Rowling survived on welfare as she spent the following years finishing her first Harry Potter novel, completing it in 1995. Aftewards, Rowling began a teacher training course with the intention of working at a school. Meanwhile, Christopher Little Literary Agents had taken on the task of finding a publisher for Harry Potter.

The team submitted the book to 12 different publishers who rejected the manuscript before Bloomsbury finally gave it the green light. Harry Potter and the Philosopher’s Stone hit shelves in 1997.

An overwhelming success
Eight months after it was published, the novel won the British Book Award for Children’s Book of the Year.

The next three books in the series were published in 1998, 1999 and 2000, respectively.

Rowling told The New Yorker that a difficult period followed the release of Harry Potter and the Goblet of Fire, the fourth in the series: “That was a really hard time for me. The pressure of it had become overwhelming, actually. I found it difficult to write, which had never happened to me before in my life. The intensity of the scrutiny was overwhelming. I had been utterly unprepared for that. And I needed to step back. Badly needed to step back.” It was three years before the next book, Harry Potter and the Order of the Phoenix, was released.

Movies and more kids
In 2001, the highly anticipated film adaptation of Harry Potter and the Philosopher’s Stone was released. “At the moment they are giving me a huge amount of influence,” Rowling told The Times about her involvement with the movies in 2000. “It will be filmed in Britain, with an all-British cast.”

The same year the film debuted, Rowling married anesthetist Neil Michael Murray. The couple had two children together, son David, born in 2003, and daughter Mackenzie, born in 2005.

Genre hopping
Rowling moved on to adult books with the 2012 drama The Casual Vacancy. Then in 2013, she released the first of her Cormoran Strike mystery novels under the pseudonym Robert Galbraith.
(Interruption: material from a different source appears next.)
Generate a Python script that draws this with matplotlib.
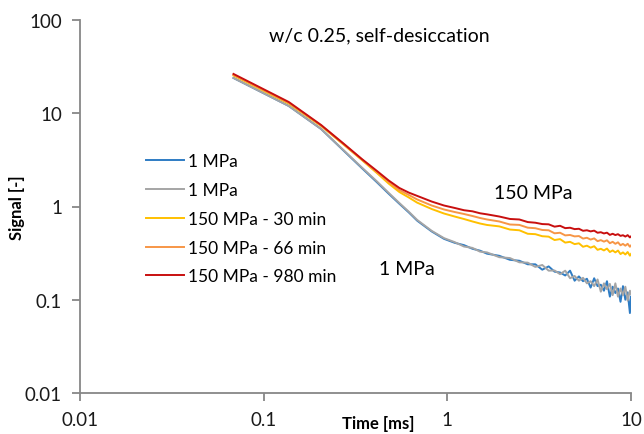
import matplotlib
matplotlib.use("Agg")
import matplotlib.pyplot as plt
from matplotlib.ticker import FixedLocator, FixedFormatter, NullLocator

plt.rcParams["font.family"] = ["Lato", "DejaVu Sans"]

# echo times [ms]
time_ms = [0.0685, 0.137, 0.2055, 0.274, 0.3425, 0.411, 0.4795, 0.548, 0.6165, 0.685,
           0.822, 0.959, 1.096, 1.233, 1.37, 1.507, 1.644,
           1.918, 2.192, 2.466, 2.74, 3.014, 3.288, 3.562, 3.836, 4.11, 4.384,
           4.658, 4.932, 5.206, 5.48, 5.754, 6.028, 6.302, 6.576, 6.85, 7.124,
           7.398, 7.672, 7.946, 8.22, 8.494, 8.768, 9.042, 9.316, 9.59, 9.864, 10.0]

sig_1mpa_a = [23.9, 11.97, 6.78, 3.93, 2.58, 1.84, 1.37, 1.07, 0.865, 0.705,
              0.540, 0.450, 0.408, 0.385, 0.352, 0.336, 0.312,
              0.296, 0.268, 0.262, 0.240, 0.240, 0.210, 0.228, 0.200, 0.196, 0.182,
              0.205, 0.160, 0.178, 0.158, 0.168, 0.135, 0.170, 0.140, 0.145, 0.125,
              0.158, 0.108, 0.138, 0.118, 0.132, 0.095, 0.140, 0.100, 0.120, 0.072, 0.108]

sig_1mpa_b = [23.9, 11.97, 6.78, 3.97, 2.62, 1.88, 1.40, 1.09, 0.880, 0.718,
              0.548, 0.458, 0.415, 0.372, 0.360, 0.328, 0.322,
              0.286, 0.280, 0.252, 0.250, 0.225, 0.236, 0.205, 0.206, 0.188, 0.205,
              0.170, 0.180, 0.160, 0.172, 0.150, 0.158, 0.140, 0.165, 0.122, 0.150,
              0.130, 0.148, 0.112, 0.150, 0.108, 0.132, 0.112, 0.138, 0.098, 0.125, 0.115]

sig_150_30 = [25.4, 12.7, 7.30, 4.57, 3.15, 2.31, 1.76, 1.43, 1.25, 1.10,
              0.940, 0.841, 0.781, 0.734, 0.691, 0.657, 0.634,
              0.612, 0.566, 0.556, 0.510, 0.505, 0.480, 0.475, 0.437, 0.447, 0.410,
              0.418, 0.395, 0.403, 0.370, 0.380, 0.362, 0.375, 0.343, 0.352, 0.338,
              0.354, 0.325, 0.338, 0.322, 0.337, 0.309, 0.322, 0.306, 0.325, 0.297, 0.310]

sig_150_66 = [25.8, 12.9, 7.39, 4.62, 3.19, 2.37, 1.83, 1.50, 1.33, 1.19,
              1.025, 0.929, 0.873, 0.831, 0.791, 0.753, 0.726,
              0.691, 0.641, 0.635, 0.593, 0.585, 0.560, 0.556, 0.516, 0.523, 0.490,
              0.495, 0.478, 0.482, 0.453, 0.462, 0.442, 0.455, 0.425, 0.436, 0.420,
              0.434, 0.404, 0.418, 0.398, 0.413, 0.384, 0.397, 0.380, 0.398, 0.370, 0.382]

sig_150_980 = [26.4, 13.2, 7.48, 4.68, 3.23, 2.43, 1.90, 1.58, 1.41, 1.30,
               1.13, 1.025, 0.965, 0.912, 0.888, 0.846, 0.824,
               0.781, 0.735, 0.726, 0.681, 0.670, 0.648, 0.644, 0.608, 0.621, 0.586,
               0.592, 0.572, 0.577, 0.549, 0.556, 0.541, 0.551, 0.523, 0.530, 0.514,
               0.524, 0.496, 0.510, 0.494, 0.505, 0.484, 0.492, 0.476, 0.493, 0.466, 0.478]

SERIES = [
    ("1 MPa", sig_1mpa_a, "#2E7CC4"),
    ("1 MPa", sig_1mpa_b, "#A5A5A5"),
    ("150 MPa - 30 min", sig_150_30, "#FFC000"),
    ("150 MPa - 66 min", sig_150_66, "#F79646"),
    ("150 MPa - 980 min", sig_150_980, "#C80F0F"),
]

x_ticks = [0.01, 0.1, 1, 10]
x_tick_labels = ["0.01", "0.1", "1", "10"]
y_ticks = [0.01, 0.1, 1, 10, 100]
y_tick_labels = ["0.01", "0.1", "1", "10", "100"]

fig = plt.figure(figsize=(6.44, 4.35), dpi=100)
ax = fig.add_axes([80 / 644, 41 / 435, 551 / 644, 373 / 435])

for label, y, col in SERIES:
    ax.plot(time_ms, y, color=col, linewidth=1.4, label=label)

ax.set_xscale("log")
ax.set_yscale("log")
ax.set_xlim(0.01, 10)
ax.set_ylim(0.01, 100)
ax.xaxis.set_major_locator(FixedLocator(x_ticks))
ax.xaxis.set_major_formatter(FixedFormatter(x_tick_labels))
ax.yaxis.set_major_locator(FixedLocator(y_ticks))
ax.yaxis.set_major_formatter(FixedFormatter(y_tick_labels))
ax.xaxis.set_minor_locator(NullLocator())
ax.yaxis.set_minor_locator(NullLocator())

for s in ["top", "right"]:
    ax.spines[s].set_visible(False)
for s in ["left", "bottom"]:
    ax.spines[s].set_color("#878787")
    ax.spines[s].set_linewidth(1.3)
ax.tick_params(axis="both", direction="out", length=6, width=1.3, color="#878787",
               labelsize=13.5, labelcolor="#1a1a1a", pad=7)

ax.set_xlabel("Time [ms]", fontsize=12, fontweight="bold")
ax.set_ylabel("Signal [-]", fontsize=12, fontweight="bold")
ax.xaxis.set_label_coords((378 - 80) / 551, -0.058)
ax.yaxis.set_label_coords(-0.1, 0.5)

ax.text((379 - 80) / 551, 0.982, "w/c 0.25, self-desiccation", transform=ax.transAxes,
        ha="center", va="top", fontsize=14)
ax.text(2.92, 1.43, "150 MPa", ha="center", va="center", fontsize=14)
ax.text(0.60, 0.214, "1 MPa", ha="center", va="center", fontsize=14)

ax.legend(loc="upper left", bbox_to_anchor=(0.107, 0.661), frameon=False, fontsize=12.5,
          handlelength=2.2, handletextpad=0.25, labelspacing=0.735, borderaxespad=0)

fig.savefig("out.png", dpi=100)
Sales of the detective story skyrocketed when it was discovered that Rowling was the true author behind the pen name.

Potter lives on
Harry Potter and the Cursed Child, a play centered around Harry Potter’s son Albus, is slated to debut in London in July 2016. Rowling co-authored the theater venture.

The film adaptation of Fantastic Beasts and Where to Find Them, Rowling’s 2001 catalogue of magical creatures of the Potter universe, will also be released in 2016. It was announced in March 2016 that Beasts will be a trilogy.

The History of Magic in North America will be available on Pottermore March 8 at 9 a.m. EST.